В этой перестроенной под театр церкви она все время болела, на месяцы выпадала из спектаклей, но соглашалась страдать, видя, как невозможно трудно ему репетировать, испытывая жесточайшие приступы. Она, непримиримая, капризная, соглашалась так жить, потому что забыла о том, что где-то бывает иначе.
Вот что значит долго сидеть в тылу, он бредит, какая другая жизнь, в мире идет война… Он не писал О’Нилу, что болен, что время требует его немедленного отъезда в Москву, что Алиса требует у него уехать из Барнаула ради будущего Камерного театра. Ничего этого он не писал, он обязан был оставаться прежним Таировым, неисправимым оптимистом.
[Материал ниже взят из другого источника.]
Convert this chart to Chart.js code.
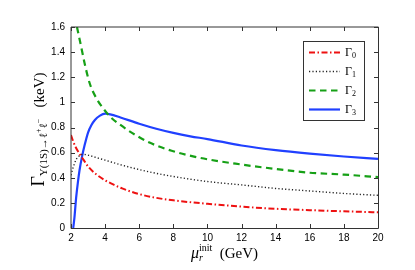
<!DOCTYPE html>
<html>
<head>
<meta charset="utf-8">
<script src="https://cdn.jsdelivr.net/npm/chart.js@4/dist/chart.umd.min.js"></script>
<style>
  html, body { margin: 0; padding: 0; background: #fff; }
  #wrap { width: 415px; height: 270px; position: relative; }
</style>
</head>
<body>
<div id="wrap"><canvas id="myChart" width="415" height="270"></canvas></div>
<script>
// values (x = mu_r^init in GeV, y = width in keV)
var gamma0X = [2.0, 2.1, 2.25, 2.5, 2.75, 3, 3.5, 4, 4.5, 5, 6, 7, 8, 10, 12, 14, 16, 18, 20];
var gamma0Y = [0.74, 0.70, 0.65, 0.59, 0.54, 0.49, 0.425, 0.38, 0.345, 0.315, 0.27, 0.24, 0.22, 0.193, 0.17, 0.153, 0.142, 0.133, 0.125];

var gamma1X = [2.0, 2.1, 2.2, 2.3, 2.45, 2.6, 2.8, 3, 3.5, 4, 5, 6, 7, 8, 10, 12, 14, 16, 18, 20];
var gamma1Y = [0.42, 0.47, 0.51, 0.545, 0.57, 0.585, 0.585, 0.58, 0.56, 0.54, 0.5, 0.465, 0.435, 0.41, 0.37, 0.343, 0.315, 0.295, 0.275, 0.26];

var gamma2X = [2.35, 2.6, 2.8, 3.1, 3.5, 3.9, 4.3, 4.9, 5.6, 6.6, 7.9, 9.5, 12, 14, 16, 18, 20];
var gamma2Y = [1.6, 1.44, 1.31, 1.15, 1.03, 0.95, 0.885, 0.82, 0.755, 0.68, 0.615, 0.56, 0.505, 0.47, 0.44, 0.425, 0.405];

var gamma3X = [2.13, 2.2, 2.3, 2.4, 2.5, 2.65, 2.8, 3, 3.2, 3.4, 3.7, 4, 4.3, 4.9, 6, 7, 8, 9, 10, 12, 14, 16, 18, 20];
var gamma3Y = [0, 0.08, 0.24, 0.36, 0.46, 0.57, 0.66, 0.76, 0.82, 0.86, 0.895, 0.91, 0.905, 0.88, 0.83, 0.79, 0.757, 0.73, 0.708, 0.657, 0.62, 0.592, 0.569, 0.55];

var seriesSubs = ["0", "1", "2", "3"];
var xTicks = [2, 4, 6, 8, 10, 12, 14, 16, 18, 20];
var yTicks = [0, 0.2, 0.4, 0.6, 0.8, 1, 1.2, 1.4, 1.6];

function toPoints(xs, ys) {
  return xs.map(function (x, i) { return { x: x, y: ys[i] }; });
}

var serif = "'Liberation Serif', 'DejaVu Serif', serif";

// draws the box, inward ticks, axis titles and the legend
var decorPlugin = {
  id: "decor",
  afterDatasetsDraw: function (chart) {
    var ctx = chart.ctx;
    var a = chart.chartArea;
    var xs = chart.scales.x, ys = chart.scales.y;
    ctx.save();

    // frame
    ctx.strokeStyle = "#333";
    ctx.lineWidth = 1;
    ctx.beginPath();
    ctx.moveTo(a.left, a.bottom + 0.5);
    ctx.lineTo(a.left, a.top);
    ctx.lineTo(a.right + 0.5, a.top);
    ctx.stroke();
    ctx.beginPath();
    ctx.moveTo(a.right + 0.5, a.top);
    ctx.lineTo(a.right + 0.5, a.bottom + 0.5);
    ctx.lineTo(a.left, a.bottom + 0.5);
    ctx.stroke();

    // inward ticks
    ctx.beginPath();
    xTicks.forEach(function (v) {
      var px = Math.round(xs.getPixelForValue(v)) + 0.5;
      ctx.moveTo(px, a.bottom); ctx.lineTo(px, a.bottom - 4);
      ctx.moveTo(px, a.top); ctx.lineTo(px, a.top + 4);
    });
    yTicks.forEach(function (v) {
      var py = Math.round(ys.getPixelForValue(v)) + 0.5;
      ctx.moveTo(a.left, py); ctx.lineTo(a.left + 4, py);
      ctx.moveTo(a.right, py); ctx.lineTo(a.right - 4, py);
    });
    ctx.stroke();

    ctx.fillStyle = "#000";
    ctx.textBaseline = "alphabetic";
    ctx.textAlign = "left";

    // x title: mu_r^init (GeV)
    var cx = (a.left + a.right) / 2;
    var base = 258;
    var parts = [
      { t: "\u03bc", f: "italic 16px " + serif, dy: 0 },
      { t: "r", f: "italic 10px " + serif, dy: 3 },
      { t: "init", f: "10px " + serif, dy: -7, back: true },
      { t: "  (GeV)", f: "15px " + serif, dy: 0 }
    ];
    drawParts(ctx, parts, cx, base);

    // y title, rotated
    ctx.save();
    ctx.translate(44, (a.top + a.bottom) / 2 + 2);
    ctx.rotate(-Math.PI / 2);
    var yparts = [
      { t: "\u0393", f: "18px " + serif, dy: 0 },
      { t: "\u03a5(1S)\u2192\u2113", f: "11px " + serif, dy: 3 },
      { t: "+", f: "8px " + serif, dy: -3 },
      { t: "\u2113", f: "11px " + serif, dy: 3 },
      { t: "\u2212", f: "8px " + serif, dy: -3 },
      { t: "   (keV)", f: "15px " + serif, dy: 0 }
    ];
    drawParts(ctx, yparts, 0, 0);
    ctx.restore();

    // legend box
    var bx = a.right - 75, by = a.top + 14, bw = 61, bh = 79;
    ctx.fillStyle = "#fff";
    ctx.fillRect(bx, by, bw, bh);
    ctx.strokeStyle = "#333";
    ctx.strokeRect(bx + 0.5, by + 0.5, bw, bh);
    chart.data.datasets.forEach(function (ds, i) {
      var ry = by + 11 + i * 19;
      ctx.save();
      ctx.strokeStyle = ds.borderColor;
      ctx.lineWidth = ds.borderWidth;
      ctx.setLineDash(ds.borderDash || []);
      ctx.beginPath();
      ctx.moveTo(bx + 6, ry + 0.5);
      ctx.lineTo(bx + 37, ry + 0.5);
      ctx.stroke();
      ctx.restore();
      ctx.fillStyle = "#000";
      ctx.font = "12px " + serif;
      ctx.fillText("\u0393", bx + 42, ry + 4);
      var w = ctx.measureText("\u0393").width;
      ctx.font = "8px " + serif;
      ctx.fillText(seriesSubs[i], bx + 42 + w, ry + 6);
    });

    ctx.restore();
  }
};

function drawParts(ctx, parts, cx, base) {
  var total = 0;
  parts.forEach(function (p) {
    ctx.font = p.f;
    p.w = ctx.measureText(p.t).width;
  });
  // superscript sitting over the subscript does not add width
  parts.forEach(function (p, i) {
    if (p.back) { total += Math.max(0, p.w - parts[i - 1].w); } else { total += p.w; }
  });
  var x = cx - total / 2;
  parts.forEach(function (p, i) {
    ctx.font = p.f;
    var px = x;
    if (p.back) { px = x - parts[i - 1].w; }
    ctx.fillText(p.t, px, base + p.dy);
    if (p.back) { x = Math.max(x, px + p.w); } else { x = px + p.w; }
  });
}

var ctx = document.getElementById("myChart").getContext("2d");
var myChart = new Chart(ctx, {
  type: "line",
  data: {
    datasets: [
      { label: "Gamma0", data: toPoints(gamma0X, gamma0Y), borderColor: "#ee1111", borderWidth: 2, borderDash: [6, 2.5, 1.5, 2.5] },
      { label: "Gamma1", data: toPoints(gamma1X, gamma1Y), borderColor: "#222222", borderWidth: 1.4, borderDash: [1.2, 2.2] },
      { label: "Gamma2", data: toPoints(gamma2X, gamma2Y), borderColor: "#16a016", borderWidth: 2.2, borderDash: [6.5, 4.5] },
      { label: "Gamma3", data: toPoints(gamma3X, gamma3Y), borderColor: "#2040ff", borderWidth: 2.2 }
    ]
  },
  options: {
    responsive: false,
    animation: false,
    layout: { padding: { left: 0, top: 27, right: 37, bottom: 0 } },
    elements: {
      point: { radius: 0 },
      line: { cubicInterpolationMode: "monotone", fill: false }
    },
    plugins: {
      legend: { display: false },
      tooltip: { enabled: false }
    },
    scales: {
      x: {
        type: "linear",
        min: 2, max: 20,
        afterFit: function (s) { s.height = 42; },
        grid: { display: false, drawTicks: false },
        border: { display: false },
        afterBuildTicks: function (s) { s.ticks = xTicks.map(function (v) { return { value: v }; }); },
        ticks: { color: "#000", padding: 4, font: { family: "'Liberation Sans', Arial, sans-serif", size: 10 } }
      },
      y: {
        type: "linear",
        min: 0, max: 1.6,
        afterFit: function (s) { s.width = 71; },
        grid: { display: false, drawTicks: false },
        border: { display: false },
        afterBuildTicks: function (s) { s.ticks = yTicks.map(function (v) { return { value: v }; }); },
        ticks: {
          color: "#000", padding: 6,
          font: { family: "'Liberation Sans', Arial, sans-serif", size: 10 },
          callback: function (v) { return String(Math.round(v * 10) / 10); }
        }
      }
    }
  },
  plugins: [decorPlugin]
});
</script>
</body>
</html>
«Дорогой О’Нил, — так или почти так писал он. — Сейчас, когда моей Родине трудно, когда трудно всему миру, я вспомнил ваше обещание написать для меня и Алисы еще одну пьесу. Пусть она будет пьесой о нашей совместной победе над фашизмом. Она нужна, и я верю, что с полной силой об этом можете написать только вы. А я поставить. Три ваших спектакля в Камерном театре ничем не скомпрометировали ваше имя. То же будет и с четвертым. Пожалуйста, напишите, пьеса очень нужна. С очень хорошим молодым прозаиком Паустовским я делаю сейчас пьесу об этой страшной войне. Главную роль играет Алиса. Эта будет пьеса об актрисе, у которой фашисты убили ребенка, и вот она, обезумевшая, ходит по городу с мертвым ребенком на руках, а они окружают ее и танцуют. Почти так же страшно, как танцевал старик Кабот в вашем спектакле. Потом она найдет в себе силы отомстить. И вся вторая часть посвящена этой мести. Я верю в то, что вы напишете для меня свою пьесу».
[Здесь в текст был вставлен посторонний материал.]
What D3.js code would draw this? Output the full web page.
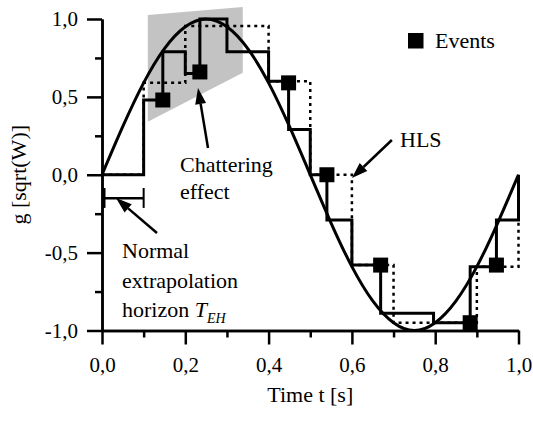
<!DOCTYPE html>
<html><head><meta charset="utf-8">
<script src="https://cdn.jsdelivr.net/npm/d3@7/dist/d3.min.js"></script>
<style>
body{margin:0;background:#fff}
svg text{font-family:"Liberation Serif","Times New Roman",serif;fill:#000}
</style>
</head><body>
<svg id="c" width="533" height="421"></svg>
<script>
// ---- data ----
const curveT = [0,0.05,0.1,0.15,0.2,0.25,0.3,0.35,0.4,0.45,0.5,0.55,0.6,0.65,0.7,0.75,0.8,0.85,0.9,0.95,1.0];
const curveG = [0,0.31,0.59,0.81,0.95,1.0,0.95,0.81,0.59,0.31,0,-0.31,-0.59,-0.81,-0.95,-1.0,-0.95,-0.81,-0.59,-0.31,0];

const stepT = [0,0.1,0.1,0.146,0.146,0.2,0.2,0.235,0.235,0.3,0.3,0.4,0.4,0.448,0.448,0.5,0.5,0.54,0.54,0.6,0.6,0.669,0.669,0.796,0.796,0.884,0.884,0.947,0.947,1.0,1.0];
const stepG = [0,0,0.48,0.48,0.79,0.79,0.65,0.65,1.0,1.0,0.79,0.79,0.6,0.6,0.29,0.29,0,0,-0.29,-0.29,-0.58,-0.58,-0.89,-0.89,-0.95,-0.95,-0.59,-0.59,-0.29,-0.29,0];

const hlsT = [0,0.1,0.1,0.2,0.2,0.4,0.4,0.4,0.5,0.5,0.5,0.6,0.6,0.6,0.7,0.7,0.9,0.9,1.0,1.0];
const hlsG = [0,0,0.59,0.59,0.955,0.955,0.79,0.6,0.6,0.29,0,0,-0.29,-0.58,-0.58,-0.95,-0.95,-0.59,-0.59,-0.29];

const eventT = [0.146,0.235,0.448,0.54,0.669,0.884,0.947];
const eventG = [0.48,0.66,0.59,0.0,-0.58,-0.95,-0.58];

const xMajor = [0,0.2,0.4,0.6,0.8,1.0];
const xMajorLabels = ["0,0","0,2","0,4","0,6","0,8","1,0"];
const xMinor = [0.1,0.3,0.5,0.7,0.9];
const yMajor = [-1,-0.5,0,0.5,1];
const yMajorLabels = ["-1,0","-0,5","0,0","0,5","1,0"];
const yMinor = [-0.75,-0.25,0.25,0.75];

const xTitle = "Time t [s]";
const yTitle = "g [sqrt(W)]";
const legendLabel = "Events";

// annotation geometry (data units)
const chatterPolyT = [0.11,0.338,0.338,0.11];
const chatterPolyG = [1.026,1.077,0.655,0.34];

// ---- drawing ----
const FONT = '"Liberation Serif","Times New Roman",serif';
const svg = d3.select("#c");
const x = d3.scaleLinear().domain([0,1]).range([102,518.5]);
const y = d3.scaleLinear().domain([-1,1]).range([330.5,19]);

// grey chattering area
svg.append("polygon")
  .attr("points", chatterPolyT.map((t,i)=>[x(t),y(chatterPolyG[i])].join(",")).join(" "))
  .attr("fill","#c3c3c3");

// axes
const xAxisMajor = d3.axisBottom(x).tickValues(xMajor).tickFormat((d,i)=>xMajorLabels[i]).tickSize(14).tickSizeOuter(0).tickPadding(13);
const xAxisMinor = d3.axisBottom(x).tickValues(xMinor).tickFormat("").tickSize(7).tickSizeOuter(0);
const yAxisMajor = d3.axisLeft(y).tickValues(yMajor).tickFormat((d,i)=>yMajorLabels[i]).tickSize(15).tickSizeOuter(0).tickPadding(9);
const yAxisMinor = d3.axisLeft(y).tickValues(yMinor).tickFormat("").tickSize(7).tickSizeOuter(0);

function styleAxis(g){
  g.attr("font-family",FONT);
  g.selectAll("path,line").attr("stroke","#000").attr("stroke-width",2.5);
  g.selectAll("text").style("font-size","21px").style("font-family",FONT).attr("fill","#000");
}
svg.append("g").attr("transform",`translate(0,${y(-1)})`).call(xAxisMinor).call(styleAxis);
svg.append("g").attr("transform",`translate(0,${y(-1)})`).call(xAxisMajor).call(styleAxis);
svg.append("g").attr("transform",`translate(${x(0)},0)`).call(yAxisMinor).call(styleAxis);
svg.append("g").attr("transform",`translate(${x(0)},0)`).call(yAxisMajor).call(styleAxis);

// HLS dotted
svg.append("path")
  .datum(hlsT.map((t,i)=>[t,hlsG[i]]))
  .attr("d", d3.line().x(d=>x(d[0])).y(d=>y(d[1])))
  .attr("fill","none").attr("stroke","#000").attr("stroke-width",2.5)
  .attr("stroke-dasharray","3,4");

// sine curve
svg.append("path")
  .datum(curveT.map((t,i)=>[t,curveG[i]]))
  .attr("d", d3.line().x(d=>x(d[0])).y(d=>y(d[1])).curve(d3.curveNatural))
  .attr("fill","none").attr("stroke","#000").attr("stroke-width",3);

// step
svg.append("path")
  .datum(stepT.map((t,i)=>[t,stepG[i]]))
  .attr("d", d3.line().x(d=>x(d[0])).y(d=>y(d[1])))
  .attr("fill","none").attr("stroke","#000").attr("stroke-width",3)
  .attr("stroke-linejoin","miter");

// events
const sq = 15;
svg.selectAll("rect.ev").data(eventT.map((t,i)=>[t,eventG[i]])).enter()
  .append("rect").attr("class","ev")
  .attr("x",d=>x(d[0])-sq/2).attr("y",d=>y(d[1])-sq/2)
  .attr("width",sq).attr("height",sq).attr("fill","#000");

// legend
svg.append("rect").attr("x",408).attr("y",33).attr("width",15.5).attr("height",15.5).attr("fill","#000");
svg.append("text").attr("x",435).attr("y",47.5).style("font-size","22px").style("font-family",FONT).text(legendLabel);

// axis titles
svg.append("text").attr("x",(x(0)+x(1))/2).attr("y",402).attr("text-anchor","middle").style("font-size","22px").style("font-family",FONT).text(xTitle);
svg.append("text").attr("transform",`translate(26,${(y(-1)+y(1))/2}) rotate(-90)`).attr("text-anchor","middle").style("font-size","22px").style("font-family",FONT).text(yTitle);

// arrows
function arrow(t0,g0,t1,g1){
  const x0=x(t0),y0=y(g0),x1=x(t1),y1=y(g1);
  const a=Math.atan2(y1-y0,x1-x0), L=16, W=5.5;
  const bx=x1-L*Math.cos(a), by=y1-L*Math.sin(a);
  svg.append("line").attr("x1",x0).attr("y1",y0).attr("x2",bx).attr("y2",by).attr("stroke","#000").attr("stroke-width",2.5);
  svg.append("polygon").attr("points",[[x1,y1],[bx+W*Math.sin(a),by-W*Math.cos(a)],[bx-W*Math.sin(a),by+W*Math.cos(a)]].map(p=>p.join(",")).join(" ")).attr("fill","#000");
}
arrow(0.2545,0.172,0.2305,0.557);   // chattering
arrow(0.132,-0.374,0.0336,-0.149);  // horizon
arrow(0.696,0.223,0.6,-0.021);      // HLS

// horizon bracket
const hb = -0.151;
svg.append("line").attr("x1",x(0)).attr("x2",x(0.1)).attr("y1",y(hb)).attr("y2",y(hb)).attr("stroke","#000").attr("stroke-width",2.5);
svg.append("line").attr("x1",x(0)+2).attr("x2",x(0)+2).attr("y1",y(-0.085)).attr("y2",y(-0.213)).attr("stroke","#000").attr("stroke-width",3);
svg.append("line").attr("x1",x(0.1)).attr("x2",x(0.1)).attr("y1",y(-0.085)).attr("y2",y(-0.213)).attr("stroke","#000").attr("stroke-width",2);

// annotation texts
const fs="22px";
function label(px,py,str){ return svg.append("text").attr("x",px).attr("y",py).style("font-size",fs).style("font-family",FONT).text(str); }
label(180,172,"Chattering");
label(180,199,"effect");
label(400,147,"HLS");
label(122,258,"Normal");
label(122,288,"extrapolation");
const h = label(122,317,"");
h.append("tspan").text("horizon ");
h.append("tspan").style("font-style","italic").text("T");
h.append("tspan").style("font-style","italic").style("font-size","14px").attr("dy",6).text("EH");
</script>
</body></html>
Так или почти так написал Таиров. И отправил письмо. Неизвестно, получил ли его О’Нил в Америке, известно только, что ответа Таиров не дождался, он был срочно возвращен в Москву. Жестокий приступ не дал ему провести генеральную репетицию пьесы Паустовского «Пока не остановится сердце».
Это был легкий, совсем необременительный больной. Его навещали известные люди, справлялись о здоровье даже из приемной Калинина, но в этом не было ничего удивительного. В этом корпусе лежали и большие знаменитости — маршалы, кинематографисты и засекреченные ученые, чьи фамилии не всегда были известны даже главврачу.
А тут всего лишь руководитель одного из московских театров. Не все среди персонала могли похвастаться, что там бывали, врачам некогда ходить по театрам, хотя они и делают вид, что рады знакомству.
— Так что мы вас ждем, — говорит пациент.
— Обязательно, — отвечает врач.
Пациенту сразу начинает казаться, что его лечить будут лучше, и он облегченно вздыхает.
Но сейчас некуда было приглашать. Война, театр в Барнауле, он здесь, в Кремлевке, и неизвестно — все ли обойдется.
Его просили жаловаться, сообщать, если болит — врачам нужно знать всё о боли. Он отвечал, что всё совсем неплохо, не стоило их обременять своим приездом, театр ждет его в Барнауле.
И нельзя было упрекнуть его в излишнем героизме, мол, идет война, а на меня, бесполезного человека, тратятся драгоценные медикаменты, нет, он действительно производил впечатление оставшегося кому-то должным и теперь спешил рассчитаться.
— Подождут они вас там, — сказал главный врач. — Алиса Георгиевна звонит ежедневно, вы ее разорите.
— Она сама нездорова, — сказал больной. — Вот закончится война, положу ее к вам, здесь хорошо.
— Великие артистки не должны болеть, — сказал главный. — Они неприкосновенны.
И с уважением посмотрел на Таирова. Тот был мужем Коонен, и это делало его в глазах врача явлением исключительным.